▶ [What to do]
Extract every line where the string "with" appears.
>>>>>
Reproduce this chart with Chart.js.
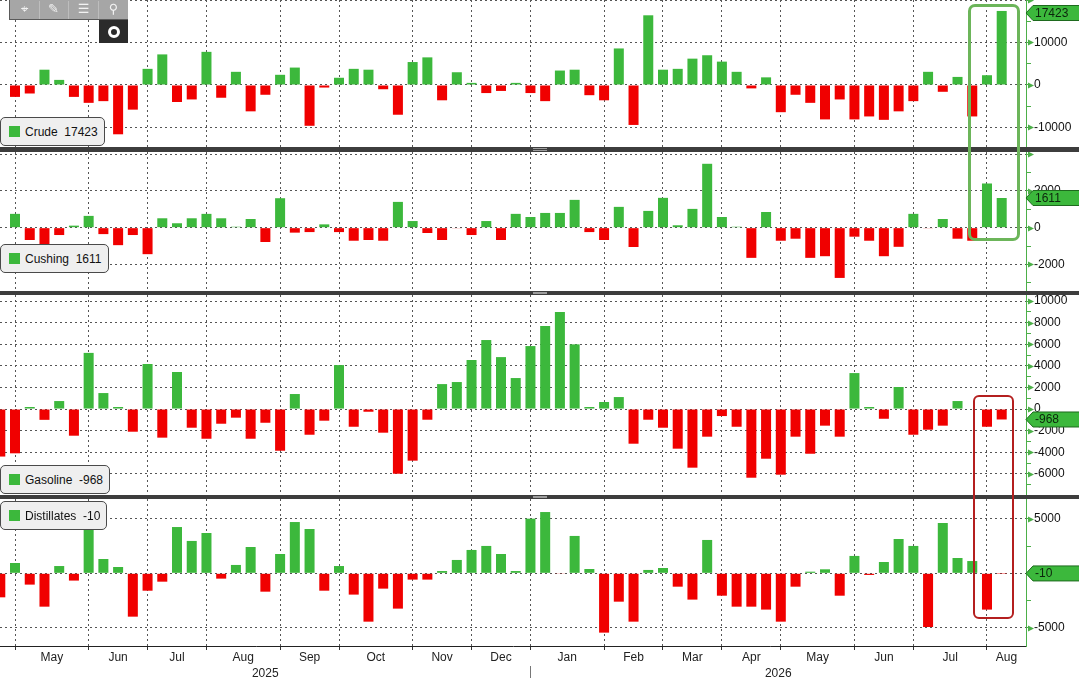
<!DOCTYPE html>
<html>
<head>
<meta charset="utf-8">
<title>Crude, Cushing, Gasoline, Distillates - weekly change</title>
<script src="https://cdn.jsdelivr.net/npm/chart.js@4.4.1/dist/chart.umd.min.js"></script>
<style>
  body { margin: 0; background: #fff; overflow: hidden; font-family: "Liberation Sans", Arial, sans-serif; }
  #wrap { position: relative; width: 1079px; height: 678px; }
  .panel { position: absolute; left: 0; width: 1079px; }
  .sep { position: absolute; left: 0; width: 1079px; background: #3d3d3d; }
  .grip { position: absolute; left: 533px; width: 14px; height: 1px; background: #9d9d9d; }
  .legend { position: absolute; left: 0; height: 29px; background: #efefef; border: 1px solid #4a4a4a;
            border-radius: 5px; box-sizing: border-box; font-size: 12px; color: #111; white-space: pre; }
  .legend .sw { position: absolute; left: 8px; top: 8px; width: 11px; height: 11px; background: #3cb83c; }
  .legend .tx { position: absolute; left: 24px; top: 7px; }
  .box { position: absolute; box-sizing: border-box; }
  #toolbar { position: absolute; left: 9px; top: 0; width: 119px; height: 20px; background: #a6a6a6;
             border-left: 1px solid #5a5a5a; border-bottom: 1px solid #5a5a5a; box-sizing: border-box; }
  #toolbar span { position: absolute; top: 1px; width: 29px; text-align: center; color: #f2f2f2;
                  font: 13px "DejaVu Sans", sans-serif; border-right: 1px solid #bdbdbd; height: 18px; }
  #snap { position: absolute; left: 99px; top: 20px; width: 29px; height: 23px; background: #2b2b2b; }
  #snap div { position: absolute; left: 9px; top: 6px; width: 6px; height: 6px; border: 3px solid #fff;
              border-radius: 50%; background: #2b2b2b; }
</style>
</head>
<body>
<div id="wrap">
  <div class="panel" style="top:0;height:147px"><canvas id="crudeChart"></canvas></div>
  <div class="sep" style="top:147px;height:5px"><div class="grip" style="top:1px"></div><div class="grip" style="top:3px"></div></div>
  <div class="panel" style="top:152px;height:139px"><canvas id="cushingChart"></canvas></div>
  <div class="sep" style="top:291px;height:4px"><div class="grip" style="top:1px"></div><div class="grip" style="top:2px"></div></div>
  <div class="panel" style="top:295px;height:200px"><canvas id="gasolineChart"></canvas></div>
  <div class="sep" style="top:495px;height:4px"><div class="grip" style="top:1px"></div><div class="grip" style="top:2px"></div></div>
  <div class="panel" style="top:499px;height:179px"><canvas id="distillatesChart"></canvas></div>

  <div id="toolbar">
    <span style="left:0">&#8982;</span><span style="left:29px">&#9998;</span><span style="left:59px">&#9776;</span><span style="left:89px;border-right:none">&#9906;</span>
  </div>
  <div id="snap"><div></div></div>

  <!-- highlight boxes -->
  <div class="box" style="left:968px;top:4px;width:52px;height:237px;border:3px solid #6cb55a;border-radius:7px"></div>
  <div class="box" style="left:973px;top:395px;width:41px;height:224px;border:2.5px solid #b41f1f;border-radius:6px"></div>
</div>

<script>
// weekly changes, one bar per week (kb)
const crude = [0, -2800, -2000, 3600, 1200, -2800, -4200, -3800, -11600, -5800, 3800,
  7200, -4000, -3400, 7800, -3000, 3100, -6200, -2300, 2400, 4100,
  -9600, -600, 1700, 3800, 3600, -1000, -7000, 5400, 6500, -3600,
  3000, 500, -1900, -1400, 500, -1900, -3800, 3400, 3600, -2400,
  -3600, 8600, -9400, 16400, 3600, 3800, 6200, 7000, 5500, 3100,
  -800, 1800, -6400, -2300, -4200, -8100, -3400, -8100, -7400, -8200,
  -6200, -3800, 3100, -1600, 1900, -7400, 2300, 17423];

const cushing = [0, 750, -670, -980, -400, 110, 640, -350, -950, -400, -1440,
  510, 240, 510, 750, 510, 50, 470, -780, 1600, -270,
  -240, 180, -240, -710, -670, -710, 1400, 360, -290, -670,
  -20, -400, 360, -670, 750, 580, 800, 800, 1510, -240,
  -670, 1130, -1050, 910, 1620, 130, 1020, 3470, 580, 50,
  -1640, 850, -710, -600, -1640, -1550, -2730, -490, -710, -1550,
  -1040, 750, -20, 470, -600, -710, 2400, 1611];

const gasoline = [-4400, -4100, 190, -1000, 740, -2470, 5200, 1480, 190, -2100, 4170,
  -2650, 3430, -1730, -2750, -1360, -800, -2750, -1270, -3860, 1390,
  -2380, -1080, 4070, -1640, -250, -2190, -5990, -4780, -990, 2310,
  2500, 4540, 6390, 4810, 2870, 5830, 7690, 8980, 5990, 190,
  650, 1110, -3210, -990, -1730, -3670, -5430, -2560, -650, -1640,
  -6360, -4600, -6080, -2560, -4140, -1540, -2560, 3330, 190, -900,
  2040, -2380, -1910, -1540, 740, 0, -1640, -968];

const distillates = [-2210, 950, -1040, -3070, 670, -670, 4260, 1320, 580, -3990, -1600,
  -770, 4260, 2980, 3710, -490, 770, 2420, -1690, 1780, 4720,
  4080, -1600, 670, -1960, -4450, -1410, -3250, -580, -580, 210,
  1230, 2150, 2520, 1780, 210, 5030, 5640, -60, 3440, 400,
  -5460, -2610, -4450, 310, 490, -1230, -2420, 3070, -2060, -3070,
  -3070, -3340, -4450, -1230, 150, 370, -2060, 1600, -150, 1040,
  3160, 2520, -4940, 4630, 1410, 1130, -3340, -10];

// x axis: week index where each month starts, month names, years
const monthStarts = [1, 6, 10, 14, 19, 23, 28, 32, 36, 41, 45, 49, 53, 58, 62, 67];
const monthNames = ['May', 'Jun', 'Jul', 'Aug', 'Sep', 'Oct', 'Nov', 'Dec',
                    'Jan', 'Feb', 'Mar', 'Apr', 'May', 'Jun', 'Jul', 'Aug'];
const yearNames = ['2025', '2026'];
const yearStart = 36;

// y axis ticks per panel (all ticks, ticks with grid + arrow, labelled ticks)
const crudeTicks = [-10000, -5000, 0, 5000, 10000, 15000, 20000];
const crudeMajor = [-10000, 0, 10000, 20000];
const crudeLabels = [-10000, 0, 10000];
const cushingTicks = [-3000, -2000, -1000, 0, 1000, 2000, 3000, 4000];
const cushingMajor = [-2000, 0, 2000, 4000];
const cushingLabels = [-2000, 0, 2000];
const gasolineTicks = [-7000, -6000, -5000, -4000, -3000, -2000, -1000, 0, 1000, 2000, 3000,
                       4000, 5000, 6000, 7000, 8000, 9000, 10000];
const gasolineMajor = [-6000, -4000, -2000, 0, 2000, 4000, 6000, 8000, 10000];
const distTicks = [-5000, -2500, 0, 2500, 5000];
const distMajor = [-5000, 0, 5000];

const FONT = '"Liberation Sans", Arial, sans-serif';
const GREEN = '#3cb83c';
const RED = '#f00000';
const GRID = '#555555';
const AXIS_GREEN = '#4caf48';
const X_MIN = -0.02, X_MAX = 69.65;

// midpoints for the month / year labels
const monthMids = monthStarts.map((s, i) => (s + (i + 1 < monthStarts.length ? monthStarts[i + 1] : X_MAX)) / 2);
const yearTicks = [(X_MIN + yearStart) / 2, yearStart, (yearStart + X_MAX) / 2];
const yearLabels = [yearNames[0], '', yearNames[1]];

// no extra padding around the plot, the axes sit flush with the panel edges
function noPad(s) {
    s.paddingTop = 0;
    s.paddingBottom = 0;
    s.paddingLeft = 0;
    s.paddingRight = 0;
}

// little arrow heads on the major y ticks + green value tag on the right axis
const tagPlugin = {
    id: 'lastTag',
    afterDraw(chart, args, opts) {
        const ctx = chart.ctx;
        const area = chart.chartArea;
        const yScale = chart.scales.y;
        const x0 = area.right;

        ctx.save();
        ctx.fillStyle = AXIS_GREEN;
        opts.major.forEach(v => {
            if (v < yScale.min || v > yScale.max) return;
            const ty = Math.round(yScale.getPixelForValue(v)) + 0.5;
            ctx.beginPath();
            ctx.moveTo(x0 + 2, ty - 3);
            ctx.lineTo(x0 + 8, ty);
            ctx.lineTo(x0 + 2, ty + 3);
            ctx.closePath();
            ctx.fill();
        });
        ctx.restore();

        const pts = chart.data.datasets[0].data;
        const last = pts[pts.length - 1].y;
        let y = yScale.getPixelForValue(last);
        y = Math.max(area.top + 13, Math.min(area.bottom - 8, y));
        const h = 7.5;
        ctx.save();
        ctx.beginPath();
        ctx.moveTo(x0, y);
        ctx.lineTo(x0 + 7, y - h);
        ctx.lineTo(chart.width + 2, y - h);
        ctx.lineTo(chart.width + 2, y + h);
        ctx.lineTo(x0 + 7, y + h);
        ctx.closePath();
        ctx.fillStyle = GREEN;
        ctx.fill();
        ctx.strokeStyle = '#1e6a1e';
        ctx.lineWidth = 1;
        ctx.stroke();
        ctx.fillStyle = '#0c260c';
        ctx.font = '12px ' + FONT;
        ctx.textBaseline = 'middle';
        ctx.textAlign = 'left';
        ctx.fillText(String(last), x0 + 9, y + 0.5);
        ctx.restore();
    }
};

function makePanel(canvasId, name, values, ticks, major, labels, top, showAxis) {
    const scales = {
        x: {
            type: 'linear',
            offset: false,
            min: X_MIN,
            max: X_MAX,
            afterBuildTicks: s => { s.ticks = monthStarts.map(v => ({ value: v })); },
            afterFit: s => { s.height = showAxis ? 4 : 0; noPad(s); },
            ticks: { display: false },
            grid: { offset: false, color: GRID, lineWidth: 1, drawTicks: showAxis, tickLength: 4, tickColor: '#333', tickBorderDash: [] },
            border: { display: showAxis, color: '#222', width: 1, dash: [2, 3] }
        },
        y: {
            position: 'right',
            min: ticks.min,
            max: ticks.max,
            afterBuildTicks: s => { s.ticks = ticks.values.map(v => ({ value: v })); },
            afterFit: s => { s.width = 53; noPad(s); },
            ticks: {
                autoSkip: false,
                padding: 3,
                color: '#111',
                font: { family: FONT, size: 12 },
                callback: v => labels.includes(v) ? String(v) : ''
            },
            grid: {
                color: c => c.tick && major.includes(c.tick.value) ? GRID : 'rgba(0,0,0,0)',
                lineWidth: 1,
                tickLength: 5,
                tickColor: AXIS_GREEN,
                tickWidth: 1,
                tickBorderDash: []
            },
            border: { display: true, color: AXIS_GREEN, width: 1, dash: [2, 3] }
        }
    };

    if (showAxis) {
        scales.xm = {
            type: 'linear',
            position: 'bottom',
            offset: false,
            weight: 1,
            min: X_MIN,
            max: X_MAX,
            afterBuildTicks: s => { s.ticks = monthMids.map(v => ({ value: v })); },
            afterFit: s => { s.height = 16; noPad(s); },
            ticks: {
                autoSkip: false, maxRotation: 0, padding: 0, color: '#222',
                font: { family: FONT, size: 12 },
                callback: (v, i) => monthNames[i]
            },
            grid: { display: false, drawTicks: false, offset: false },
            border: { display: false }
        };
        scales.xy = {
            type: 'linear',
            position: 'bottom',
            offset: false,
            weight: 2,
            min: X_MIN,
            max: X_MAX,
            afterBuildTicks: s => { s.ticks = yearTicks.map(v => ({ value: v })); },
            afterFit: s => { s.height = 12; noPad(s); },
            ticks: {
                autoSkip: false, maxRotation: 0, padding: -15, color: '#222',
                font: { family: FONT, size: 12 },
                callback: (v, i) => yearLabels[i]
            },
            grid: {
                offset: false,
                drawOnChartArea: false,
                drawTicks: true,
                tickLength: 15,
                color: 'rgba(0,0,0,0)',
                tickColor: c => c.tick && c.tick.value === yearStart ? '#777' : 'rgba(0,0,0,0)',
                tickBorderDash: []
            },
            border: { display: false }
        };
    }

    new Chart(document.getElementById(canvasId), {
        type: 'bar',
        data: {
            datasets: [{
                label: name,
                data: values.map((v, i) => ({ x: i, y: v })),
                backgroundColor: c => (c.raw && c.raw.y < 0) ? RED : GREEN,
                borderWidth: 0,
                barPercentage: 0.68,
                categoryPercentage: 1
            }]
        },
        options: {
            responsive: true,
            maintainAspectRatio: false,
            animation: false,
            layout: { padding: 0, autoPadding: false },
            plugins: {
                legend: { display: false },
                tooltip: { enabled: false },
                lastTag: { major: major }
            },
            scales: scales
        },
        plugins: [tagPlugin]
    });

    // legend box with the latest value
    const box = document.createElement('div');
    box.className = 'legend';
    box.style.top = top + 'px';
    box.innerHTML = '<div class="sw"></div><div class="tx"></div>';
    box.querySelector('.tx').textContent = name + '  ' + values[values.length - 1];
    document.getElementById('wrap').appendChild(box);
    box.style.width = (box.querySelector('.tx').offsetWidth + 32) + 'px';
}

makePanel('crudeChart', 'Crude', crude,
    { min: -14590, max: 20000, values: crudeTicks }, crudeMajor, crudeLabels, 117, false);
makePanel('cushingChart', 'Cushing', cushing,
    { min: -3440, max: 4110, values: cushingTicks }, cushingMajor, cushingLabels, 244, false);
makePanel('gasolineChart', 'Gasoline', gasoline,
    { min: -7960, max: 10560, values: gasolineTicks }, gasolineMajor, gasolineMajor, 465, false);
makePanel('distillatesChart', 'Distillates', distillates,
    { min: -6690, max: 6840, values: distTicks }, distMajor, distMajor, 501, true);
</script>
</body>
</html>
<<<<<
▶ [Task output]
Reproduce this chart with Chart.js.
// y axis ticks per panel (all ticks, ticks with grid + arrow, labelled ticks)
// no extra padding around the plot, the axes sit flush with the panel edges
    // legend box with the latest value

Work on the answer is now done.